TASK TO CARRY OUT: Extract everything from the first line through the line with "(11,8) rectangle (671,536);", both ends included, except for any pictures.

-------- INFORMATION SUPPLIED

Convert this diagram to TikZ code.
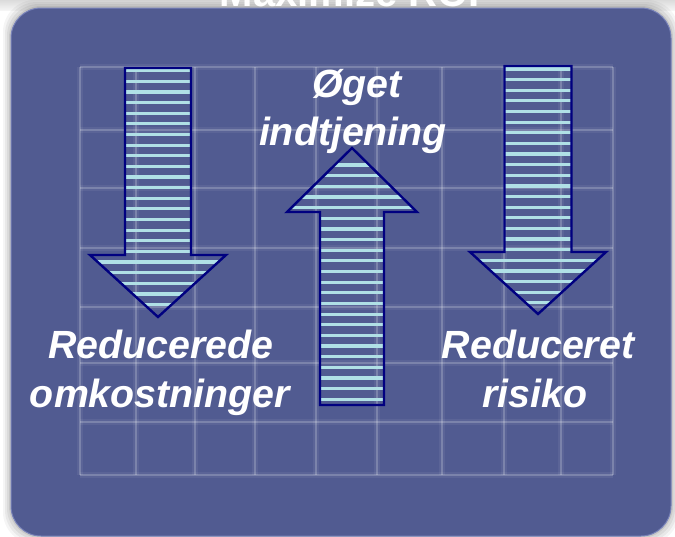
\documentclass[tikz,border=0pt]{standalone}
\usepackage{fontspec}
\setmainfont{Liberation Sans}
\definecolor{panelblue}{RGB}{81,91,145}
\definecolor{panelrim}{RGB}{120,130,185}
\definecolor{arrownavy}{RGB}{0,0,128}
\definecolor{stripecyan}{RGB}{176,224,230}
\begin{document}
\begin{tikzpicture}[x=0.75pt,y=-0.75pt,
  panel/.style={fill=panelblue, draw=panelrim, line width=0.75pt, rounded corners=22.5pt},
  gridline/.style={draw=white, draw opacity=0.2, line width=1.6pt},
  gridglow/.style={draw=white, draw opacity=0.06, line width=4.5pt},
  arrowrim/.style={draw=arrownavy, line width=1.8pt, line join=miter},
  stripe/.style={draw=stripecyan, line width=2.4pt},
  txt/.style={text=white, font=\fontsize{29.5}{34}\selectfont\bfseries\itshape, inner sep=0pt, anchor=base},
  titletxt/.style={text=white, font=\fontsize{30}{36}\selectfont\bfseries, inner sep=0pt, anchor=base},
]
\useasboundingbox (0,0) rectangle (675,536);
\clip (0,0) rectangle (675,536);

% page and soft shadow round the panel
\fill[white] (0,0) rectangle (675,536);
\shade[top color=black!14, bottom color=black!4] (0,0) rectangle (675,10);
\foreach \d/\o in {8/0.04,6/0.05,4/0.06,2/0.08}
  \fill[black, opacity=\o, rounded corners=24pt] (11-\d,8-\d) rectangle (671+\d,536+\d);

% title, largely hidden above the panel
\node[titletxt] (title) at (350,6) {Maximize ROI};

% panel
\path[panel] (11,8) rectangle (671,536);

% faint grid
\foreach \x in {80,136,195,255,316,377,442,504,561,613}{
  \draw[gridglow] (\x,67) -- (\x,475);
  \draw[gridline] (\x,67) -- (\x,475);
}
\foreach \y in {67,130,188,248,307,363,422,475}{
  \draw[gridglow] (80,\y) -- (613,\y);
  \draw[gridline] (80,\y) -- (613,\y);
}

% left arrow (down)
\begin{scope}
  \clip (125,68) -- (191,68) -- (191,255) -- (226,255) -- (158,317) -- (90,255) -- (125,255) -- cycle;
  \foreach \k in {0,...,22}
    \draw[stripe] (80,{70.7+10.63*\k}) -- (240,{70.7+10.63*\k});
\end{scope}
\draw[arrowrim] (125,68) -- (191,68) -- (191,255) -- (226,255) -- (158,317) -- (90,255) -- (125,255) -- cycle;

% right arrow (down)
\begin{scope}
  \clip (504.5,66) -- (571.5,66) -- (571.5,252) -- (606,252) -- (538,314) -- (470,252) -- (504.5,252) -- cycle;
  \foreach \k in {0,...,22}
    \draw[stripe] (460,{69+10.63*\k}) -- (615,{69+10.63*\k});
\end{scope}
\draw[arrowrim] (504.5,66) -- (571.5,66) -- (571.5,252) -- (606,252) -- (538,314) -- (470,252) -- (504.5,252) -- cycle;

% middle arrow (up)
\begin{scope}
  \clip (352,148) -- (417,212) -- (384,212) -- (384,405) -- (320,405) -- (320,212) -- (287,212) -- cycle;
  \foreach \k in {0,...,22}
    \draw[stripe] (280,{165+10.65*\k}) -- (425,{165+10.65*\k});
\end{scope}
\draw[arrowrim] (352,148) -- (417,212) -- (384,212) -- (384,405) -- (320,405) -- (320,212) -- (287,212) -- cycle;

% labels
\node[txt] (gain1) at (357,97) {Øget};
\node[txt] (gain2) at (353,145) {indtjening};
\node[txt] (cost1) at (161,358) {Reducerede};
\node[txt] (cost2) at (160,407) {omkostninger};
\node[txt] (risk1) at (538,358) {Reduceret};
\node[txt] (risk2) at (535,407) {risiko};
\end{tikzpicture}
\end{document}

----------------

TASK OUTPUT:
Convert this diagram to TikZ code.
\documentclass[tikz,border=0pt]{standalone}
\usepackage{fontspec}
\setmainfont{Liberation Sans}
\definecolor{panelblue}{RGB}{81,91,145}
\definecolor{panelrim}{RGB}{120,130,185}
\definecolor{arrownavy}{RGB}{0,0,128}
\definecolor{stripecyan}{RGB}{176,224,230}
\begin{document}
\begin{tikzpicture}[x=0.75pt,y=-0.75pt,
  panel/.style={fill=panelblue, draw=panelrim, line width=0.75pt, rounded corners=22.5pt},
  gridline/.style={draw=white, draw opacity=0.2, line width=1.6pt},
  gridglow/.style={draw=white, draw opacity=0.06, line width=4.5pt},
  arrowrim/.style={draw=arrownavy, line width=1.8pt, line join=miter},
  stripe/.style={draw=stripecyan, line width=2.4pt},
  txt/.style={text=white, font=\fontsize{29.5}{34}\selectfont\bfseries\itshape, inner sep=0pt, anchor=base},
  titletxt/.style={text=white, font=\fontsize{30}{36}\selectfont\bfseries, inner sep=0pt, anchor=base},
]
\useasboundingbox (0,0) rectangle (675,536);
\clip (0,0) rectangle (675,536);

% page and soft shadow round the panel
\fill[white] (0,0) rectangle (675,536);
\shade[top color=black!14, bottom color=black!4] (0,0) rectangle (675,10);
\foreach \d/\o in {8/0.04,6/0.05,4/0.06,2/0.08}
  \fill[black, opacity=\o, rounded corners=24pt] (11-\d,8-\d) rectangle (671+\d,536+\d);

% title, largely hidden above the panel
\node[titletxt] (title) at (350,6) {Maximize ROI};

% panel
\path[panel] (11,8) rectangle (671,536);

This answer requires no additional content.